C’è un ultimo aspetto poco sottolineato, che allinea le opere dell’Avvocato e del Corvotorvo: Conte è stato l’iniziatore della fuga etilica e geografica nell’altrove, del delirio festoso e stralunato nella canzone (si pensi a canzoni come la Quadrille o Ratafià), Vinicio, in tal senso, ha recepito e amplificato le stesse atmosfere, portandole spesso alle loro estreme e visionarie conseguenze (come ad esempio la splendida I pianoforti di Lubecca o la vecchia Zampanò), in altri casi, foggiando da nuova la tradizione, quella bandistica ne L’uomo vivo o quella Centr’Americana nella recente Pena del Alma. Uno dei più freschi esempi di citazione è il ritornello del brano Dove siamo rimasti a terra Nutless?, che pare qualcosa più di un richiamo a certo repertorio contiano.

Tracciando una summa finale nella nostra modesta digressione, oggi Vinicio Capossela può essere accordato come uno dei migliori artisti italiani, può esserlo per diversi motivi: per il suo bel gusto, per la parola raffinata, per le fosforiche melodie, per le immaginifiche suggestioni da cinematografo, per i suoi valzer asburgici e i suoi animosi esperimenti onomatopeici.
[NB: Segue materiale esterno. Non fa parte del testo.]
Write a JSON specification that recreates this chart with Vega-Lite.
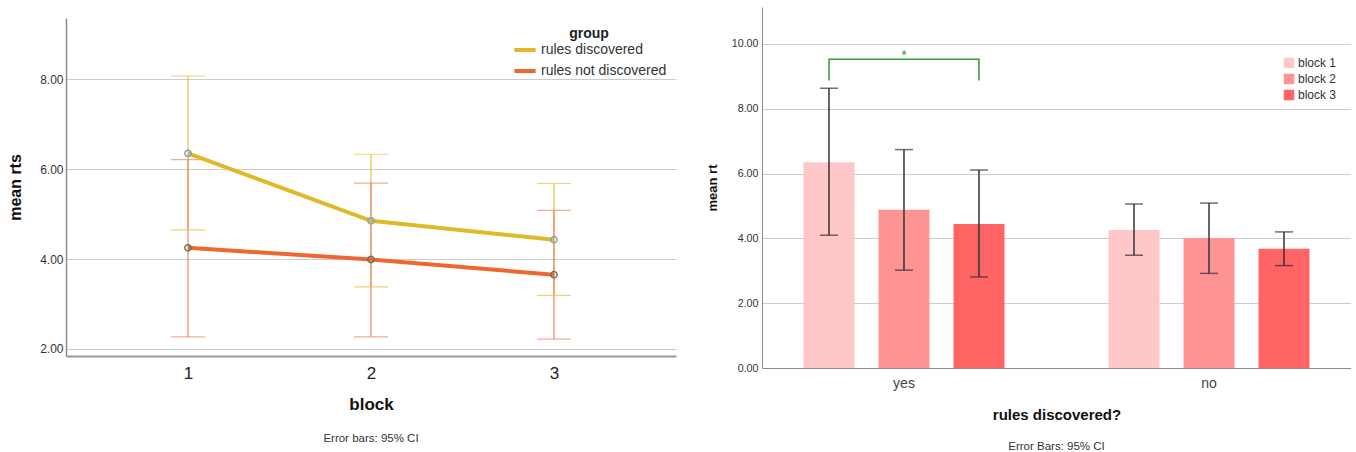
{
  "$schema": "https://vega.github.io/schema/vega-lite/v6.json",
  "background": "white",
  "padding": {"left": 7, "top": 7, "right": 0, "bottom": 0},
  "config": {
    "font": "Liberation Sans",
    "view": {"stroke": null},
    "axis": {"labelColor": "#333333", "titleColor": "#111111", "ticks": false, "tickSize": 0, "gridColor": "#cccccc", "domainColor": "#8c8c8c"}
  },
  "align": "none",
  "bounds": "full",
  "spacing": 30,
  "resolve": {"scale": {"color": "independent"}, "legend": {"color": "independent"}},
  "hconcat": [
    {
      "align": "none",
      "spacing": 10,
      "vconcat": [
        {"width": 500, "height": 1, "data": {"values": []}, "mark": "point", "encoding": {}},
        {
          "width": 610,
          "height": 338,
          "title": {"text": "Error bars: 95% CI", "orient": "bottom", "anchor": "middle", "fontSize": 11.5, "fontWeight": "normal", "color": "#333333", "offset": 21},
          "data": {"values": [
            {"block": 1, "group": "rules discovered", "mean": 6.35, "lo": 4.65, "hi": 8.07},
            {"block": 2, "group": "rules discovered", "mean": 4.85, "lo": 3.38, "hi": 6.33},
            {"block": 3, "group": "rules discovered", "mean": 4.43, "lo": 3.19, "hi": 5.68},
            {"block": 1, "group": "rules not discovered", "mean": 4.25, "lo": 2.27, "hi": 6.21},
            {"block": 2, "group": "rules not discovered", "mean": 3.99, "lo": 2.27, "hi": 5.69},
            {"block": 3, "group": "rules not discovered", "mean": 3.65, "lo": 2.22, "hi": 5.08}
          ]},
          "encoding": {
            "x": {"field": "block", "type": "quantitative",
              "scale": {"domain": [0.333, 3.667], "nice": false, "zero": false},
              "axis": {"values": [1, 2, 3], "format": "d", "grid": false, "labelFontSize": 17, "labelColor": "#222222", "labelPadding": 9, "domainWidth": 2, "domainColor": "#999999", "title": "block", "titleFontSize": 17, "titleFontWeight": "bold", "titlePadding": 15}}
          },
          "layer": [
            {
              "mark": {"type": "rule", "strokeWidth": 1.2},
              "encoding": {
                "y": {"field": "lo", "type": "quantitative",
                  "scale": {"domain": [1.844, 9.36], "nice": false, "zero": false},
                  "axis": {"values": [2, 4, 6, 8], "format": ".2f", "grid": true, "labelFontSize": 12, "labelPadding": 3, "domainWidth": 1.5, "title": "mean rts", "titleFontSize": 16, "titleFontWeight": "bold", "titlePadding": 16}},
                "y2": {"field": "hi"},
                "color": {"condition": {"test": "datum.group === 'rules discovered'", "value": "#E6C23E"}, "value": "#F08766"}
              }
            },
            {
              "mark": {"type": "tick", "orient": "horizontal", "size": 34, "thickness": 1.2},
              "encoding": {
                "y": {"field": "lo", "type": "quantitative"},
                "color": {"condition": {"test": "datum.group === 'rules discovered'", "value": "#E6C23E"}, "value": "#F08766"}
              }
            },
            {
              "mark": {"type": "tick", "orient": "horizontal", "size": 34, "thickness": 1.2},
              "encoding": {
                "y": {"field": "hi", "type": "quantitative"},
                "color": {"condition": {"test": "datum.group === 'rules discovered'", "value": "#E6C23E"}, "value": "#F08766"}
              }
            },
            {
              "mark": {"type": "line", "strokeWidth": 4, "interpolate": "linear"},
              "encoding": {
                "y": {"field": "mean", "type": "quantitative"},
                "color": {"field": "group", "type": "nominal",
                  "scale": {"domain": ["rules discovered", "rules not discovered"], "range": ["#E0B928", "#EE6630"]},
                  "legend": {"title": "group", "orient": "none", "legendX": 446, "legendY": 20, "padding": 0, "titleFontSize": 14, "titleFontWeight": "bold", "titleColor": "#222222", "titleAlign": "center", "titleAnchor": "middle", "titlePadding": -4, "labelFontSize": 14, "labelColor": "#333333", "labelOffset": 3, "symbolType": "stroke", "symbolStrokeWidth": 4, "symbolSize": 450, "rowPadding": -2}}
              }
            },
            {
              "mark": {"type": "point", "filled": false, "size": 40, "strokeWidth": 1.5, "opacity": 1},
              "encoding": {
                "y": {"field": "mean", "type": "quantitative"},
                "color": {"condition": {"test": "datum.group === 'rules discovered'", "value": "#7FA2C8"}, "value": "#6e6e6e"}
              }
            }
          ]
        }
      ]
    },
    {
      "width": 589,
      "height": 361,
      "title": {"text": "Error Bars: 95% CI", "orient": "bottom", "anchor": "middle", "fontSize": 11.5, "fontWeight": "normal", "color": "#333333", "offset": 19},
      "layer": [
        {
          "data": {"values": [
            {"grp": "yes", "block": "block 1", "mean": 6.35, "lo": 4.10, "hi": 8.63},
            {"grp": "yes", "block": "block 2", "mean": 4.88, "lo": 3.02, "hi": 6.74},
            {"grp": "yes", "block": "block 3", "mean": 4.44, "lo": 2.81, "hi": 6.11},
            {"grp": "no", "block": "block 1", "mean": 4.26, "lo": 3.48, "hi": 5.06},
            {"grp": "no", "block": "block 2", "mean": 4.01, "lo": 2.92, "hi": 5.09},
            {"grp": "no", "block": "block 3", "mean": 3.68, "lo": 3.16, "hi": 4.20}
          ]},
          "encoding": {
            "x": {"field": "grp", "type": "nominal",
              "scale": {"domain": ["yes", "no"], "paddingInner": 0.069, "paddingOuter": 0},
              "axis": {"labelAngle": 0, "labelFontSize": 14, "labelColor": "#444444", "labelPadding": 8, "title": "rules discovered?", "titleFontSize": 15, "titleFontWeight": "bold", "titlePadding": 17}},
            "xOffset": {"field": "block", "type": "nominal", "scale": {"domain": ["block 1", "block 2", "block 3"], "paddingInner": 0.32, "paddingOuter": 0.553}}
          },
          "layer": [
            {
              "mark": {"type": "bar"},
              "encoding": {
                "y": {"field": "mean", "type": "quantitative",
                  "scale": {"domain": [0, 11.14], "nice": false},
                  "axis": {"values": [0, 2, 4, 6, 8, 10], "format": ".2f", "grid": true, "labelFontSize": 10.7, "labelPadding": 4, "title": "mean rt", "titleFontSize": 13, "titleFontWeight": "bold", "titlePadding": 12}},
                "color": {"field": "block", "type": "nominal",
                  "scale": {"domain": ["block 1", "block 2", "block 3"], "range": ["#FFC7C7", "#FF9494", "#FF6565"]},
                  "legend": {"title": null, "orient": "none", "legendX": 521, "legendY": 50, "padding": 0, "symbolType": "square", "symbolSize": 110, "symbolStrokeWidth": 0, "labelFontSize": 12, "labelColor": "#333333", "labelOffset": 3, "rowPadding": 4}}
              }
            },
            {
              "mark": {"type": "rule", "strokeWidth": 1.5, "color": "#333333"},
              "encoding": {
                "y": {"field": "lo", "type": "quantitative"},
                "y2": {"field": "hi"}
              }
            },
            {
              "mark": {"type": "tick", "orient": "horizontal", "size": 18, "thickness": 1.5, "color": "#333333"},
              "encoding": {"y": {"field": "lo", "type": "quantitative"}}
            },
            {
              "mark": {"type": "tick", "orient": "horizontal", "size": 18, "thickness": 1.5, "color": "#333333"},
              "encoding": {"y": {"field": "hi", "type": "quantitative"}}
            }
          ]
        },
        {
          "data": {"values": [
            {"grp": "yes", "block": "block 1", "v": 8.87, "o": 1},
            {"grp": "yes", "block": "block 1", "v": 9.53, "o": 2},
            {"grp": "yes", "block": "block 3", "v": 9.53, "o": 3},
            {"grp": "yes", "block": "block 3", "v": 8.87, "o": 4}
          ]},
          "mark": {"type": "line", "strokeWidth": 1.5, "color": "#2E9A3C"},
          "encoding": {
            "x": {"field": "grp", "type": "nominal"},
            "xOffset": {"field": "block", "type": "nominal"},
            "y": {"field": "v", "type": "quantitative"},
            "order": {"field": "o", "type": "quantitative"}
          }
        },
        {
          "data": {"values": [{"grp": "yes", "block": "block 2", "v": 9.5, "label": "*"}]},
          "mark": {"type": "text", "color": "#2E9A3C", "fontSize": 14, "baseline": "alphabetic", "align": "center"},
          "encoding": {
            "x": {"field": "grp", "type": "nominal"},
            "xOffset": {"field": "block", "type": "nominal"},
            "y": {"field": "v", "type": "quantitative"},
            "text": {"field": "label"}
          }
        }
      ]
    }
  ]
}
Un musicante che serba ancora mani di piuma e voce di sale, e il mestiere di elaborare sapientemente quel corollario di fonti che sa suggerire senza cingersi in definizioni. Ecco il punto, più che un ribollente calderone dove confluiscono vecchi stili e vecchie cianfrusaglie, Capossela è un iridescente riabilitatore, un ardito partigiano della resurrezione della tradizione, un mago che riaccende il colore della rosa avvizzita, un pittore che dipinge il futuro con i colori del passato, un oste che riporta sangue e vino al cuore secco. Lasciamo quindi in pace i grandi numi tutelari del cantautorato, essi hanno consegnato, all’opera di Capossela, lo stesso grande cuore che ha riempito le vite di noi tutti.